Humans don't do this because when it comes to real estate, following flocking rules involves working against your self interest. For the money, you want the best house, neighborhood, and school district available.

So this model isn't accurate for real estate, but one thing I think we can take away from it is that there is a bubble if people decide there is. This will be, like boids, based on interactions with people close to you. If your buddy has a hard time selling, maybe it signals you not to buy.


The real estate industry already knows this, and this is why the propaganda from people like Aubrey Cohen is much more than an annoyance. People should recognize this cheerleading as more than desperate -- it's market manipulation in a very real way.

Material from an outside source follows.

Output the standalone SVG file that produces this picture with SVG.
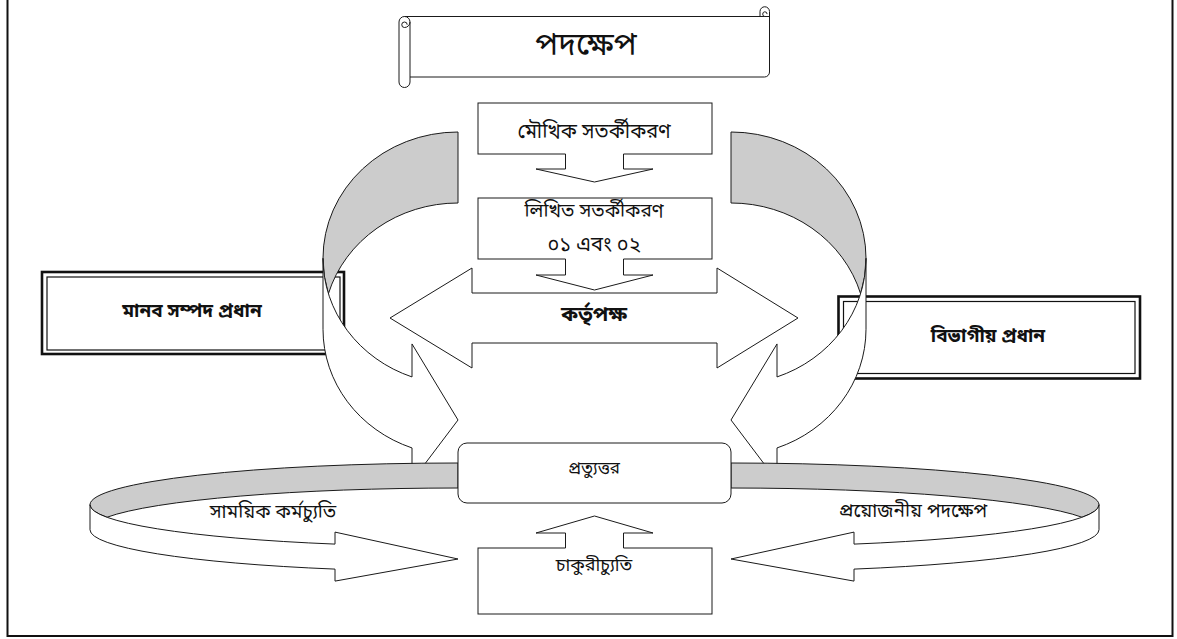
<svg xmlns="http://www.w3.org/2000/svg" width="1177" height="639" viewBox="0 0 1177 639">
<style>
.ln{fill:#fff;stroke:#1a1a1a;stroke-width:1}
.nf{fill:none;stroke:#1a1a1a;stroke-width:1}
.wf{fill:#fff;stroke:none}
.gr{fill:#cccccc;stroke:#1a1a1a;stroke-width:1}
.t{font-family:'Noto Sans Bengali','Noto Serif Bengali','Lohit Bengali','Vrinda','Noto Sans',sans-serif;fill:#111;text-anchor:middle;dominant-baseline:central}
.b{font-weight:bold}
</style>
<defs>
<g id="vArrow">
<path class="gr" d="M323,258.25 A135,126.25 0 0 1 458,132 L458,203 A135,126.25 0 0 0 328.4,293.75 A135,126.25 0 0 1 323,258.25 Z"/>
<path class="ln" d="M323,258.25 A135,126.25 0 0 0 412,376.95 L412,343.95 L458,420 L412,480.95 L412,447.95 A135,126.25 0 0 1 323,329.25 Z"/>
</g>
<g id="hArrow">
<path class="gr" d="M90,504.75 A368,41.75 0 0 1 458,463 L458,488 A368,41.75 0 0 0 106.9,517.25 A368,41.75 0 0 1 90,504.75 Z"/>
<path class="ln" d="M90,504.75 A368,41.75 0 0 0 335,544.1 L335,532.1 L458,559 L335,581.1 L335,569.1 A368,41.75 0 0 1 90,529.75 Z"/>
</g>
</defs>
<rect x="7.5" y="-10" width="1165" height="646" fill="#fff" stroke="#111" stroke-width="2"/>
<g id="title">
<path class="ln" d="M399,22 A5.5,5.5 0 0 1 404.5,16.5 L760,16.5 L760,11.5 A4.75,4.75 0 0 1 769.5,11.5 L769.5,72 A5,5 0 0 1 764.5,77 L410,77 L410,82 A5.5,5.5 0 0 1 399,82 Z"/>
<path class="nf" d="M404.5,16.5 A5.5,5.5 0 0 1 410,22 L410,77 M410,22 A5.5,5.5 0 0 1 404.5,27.5 A2.75,2.75 0 0 1 404.5,22 A2.75,2.75 0 0 1 407.2,24.7"/>
<path class="nf" d="M760,16.5 L764.75,16.5 A2.4,2.4 0 0 1 764.75,11.75 A2.4,2.4 0 0 1 767.1,14.1 M764.75,16.5 L769.5,16.5"/>
<text class="t" x="586" y="47" font-size="32">পদক্ষেপ</text>
</g>
<g id="verbal">
<rect class="ln" x="478" y="103" width="234" height="51"/>
<text class="t" x="594" y="133" font-size="20">মৌখিক সতর্কীকরণ</text>
</g>
<g id="written">
<rect class="ln" x="478" y="198" width="234" height="61"/>
<text class="t" x="594" y="212" font-size="19">লিখিত সতর্কীকরণ</text>
<text class="t" x="594" y="246" font-size="20">০১ এবং ০২</text>
</g>
<g id="authority">
<path class="ln" d="M390,318 L472,268 L472,293 L717,293 L717,268 L798,318 L717,368 L717,343 L472,343 L472,368 Z"/>
<text class="t b" x="594" y="316" font-size="21">কর্তৃপক্ষ</text>
</g>
<g id="hr">
<rect x="42" y="272" width="302" height="82" fill="#fff" stroke="#111" stroke-width="2.6"/>
<rect x="47" y="277" width="293" height="73" fill="none" stroke="#111" stroke-width="1.2"/>
<text class="t b" x="192" y="312" font-size="19">মানব সম্পদ প্রধান</text>
</g>
<g id="dept">
<rect x="838.5" y="296.5" width="301.5" height="82" fill="#fff" stroke="#111" stroke-width="2.6"/>
<rect x="843.5" y="301.5" width="291.5" height="72" fill="none" stroke="#111" stroke-width="1.2"/>
<text class="t b" x="988" y="337" font-size="19">বিভাগীয় প্রধান</text>
</g>
<g id="connectors">
<path class="wf" d="M565.5,152 L623.5,152 L623.5,169 L653,169 L594.5,182 L536,169 L565.5,169 Z"/>
<path class="nf" d="M565.5,154 L565.5,169 L536,169 L594.5,182 L653,169 L623.5,169 L623.5,154"/>
<path class="wf" d="M565.5,257 L623.5,257 L623.5,275 L653,275 L594.5,290 L536,275 L565.5,275 Z"/>
<path class="nf" d="M565.5,259 L565.5,275 L536,275 L594.5,290 L653,275 L623.5,275 L623.5,259"/>
<use href="#vArrow"/>
<use href="#vArrow" transform="translate(1189,0) scale(-1,1)"/>
<use href="#hArrow"/>
<use href="#hArrow" transform="translate(1189,0) scale(-1,1)"/>
<text class="t" x="273" y="513" font-size="19">সাময়িক কর্মচ্যুতি</text>
<text class="t" x="913" y="512" font-size="19">প্রয়োজনীয় পদক্ষেপ</text>
</g>
<g id="response">
<rect class="ln" x="458" y="443" width="273" height="60" rx="9" ry="9"/>
<text class="t" x="594" y="469" font-size="17">প্রত্যুত্তর</text>
</g>
<g id="dismissal">
<rect class="ln" x="478" y="548" width="234" height="66"/>
<text class="t" x="594" y="566" font-size="18">চাকুরীচ্যুতি</text>
</g>
<g id="upArrow">
<path class="wf" d="M565.5,550 L623.5,550 L623.5,533 L653,533 L594.5,516 L536,533 L565.5,533 Z"/>
<path class="nf" d="M565.5,548 L565.5,533 L536,533 L594.5,516 L653,533 L623.5,533 L623.5,548"/>
</g>
</svg>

For more on this type of thing, more related to people, see the book The Wisdom of Crowds

Comments

  • Actully, I think this model applies perfectly to human nature and real estate bubbles. You're just applying the wrong human attributes as inputs into the model. Just apply GREED instead of VALUE and you will get the right result. People don't mind overpaying as long as they believe that some greater fool will come along later to cash them out at an even higher price. What people really hate is watching someone they don't respect do better than themselves (and have you ever noticed how poorly most people think about other people regarless of how much of a loser they may happen to be themselves?). Honestly, you give most people too much credit for thinking rationally!
  • You're right, greed has played into every major market bubble. And the guys who buy at the peak are caught up in a special brand of greed -- it reminds me of when I was a kid playing baseball. I'd sometimes see a perfect, slow changeup coming right down the middle of the plate and just freeze. If I turned on it, it was getting cranked DEEP. But I froze. And immediately regretted it. Because I wanted THAT pitch (but no pitcher worth his rosin bag makes the same mistake twice) I ended up swinging wildly at anything.

    So people buying now are kicking themselves for not buying in 2003, even though the market conditions are entirely different. They're largely flailing at wild pitches to make up for lost opportunity.